Behind the Scenes of Burger Barbarian: What It Is Really Like Making AI Videos
This was not instant genius. It was long prompts, many fixes, and a lot of Alberta charm. I built a prehistoric world from Burger Baron references and then wrestled AI into something human.
It looks simple. It is not
People think you toss commands into a model and the vision appears. The truth is different. Every scene took hours of detailed prompting, lighting notes, and layout guides. Then the clean up. I fixed warped limbs, nonsense textures, and mangled text. At one point the sign read BARBIAY. Close. Not enough.
Real place. Real reference. This is the seed of the prehistoric set.
Rebuild the world with intent
Modern decals became simple cave drawings
Metal swings turned into stone beams
Dialogue like we are just waiting for fire added the tone
Physical comedy sells the world. Weight. Contact. A little chaos.
Close enough can be honest
I push the frames until they feel right. Then I stop. A piece of art is never finished. It is only abandoned. The little quirks carry charm.
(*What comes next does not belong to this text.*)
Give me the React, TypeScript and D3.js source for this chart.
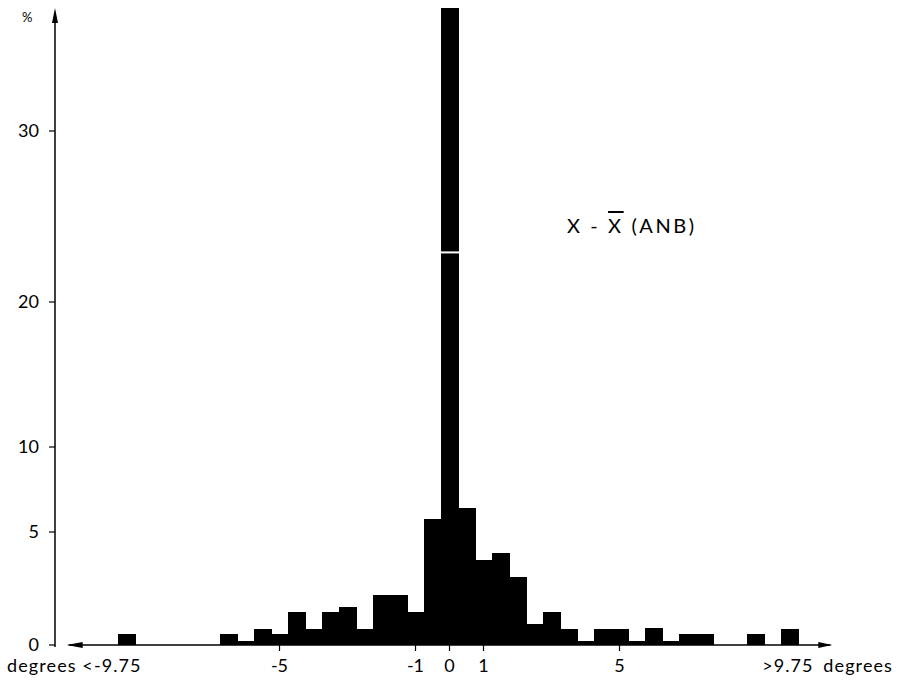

Perfection is not the point. Believability is.
Scope matters. Wide shots prove the world holds together.
AI is a strong assistant. It is not an author. The intent still has to come from somewhere true.
That is why I rewrite, regrade, and rebuild as needed until the cut has a human spine.
Twenty five years and still curious
I have shot DSLR, drone, interviews, documentary work across Alberta. This new tool feels like giving a fire starter to a long cold camp. It fuels imagination again.
Details like this sticker wall map cleanly into cave marks and stone textures.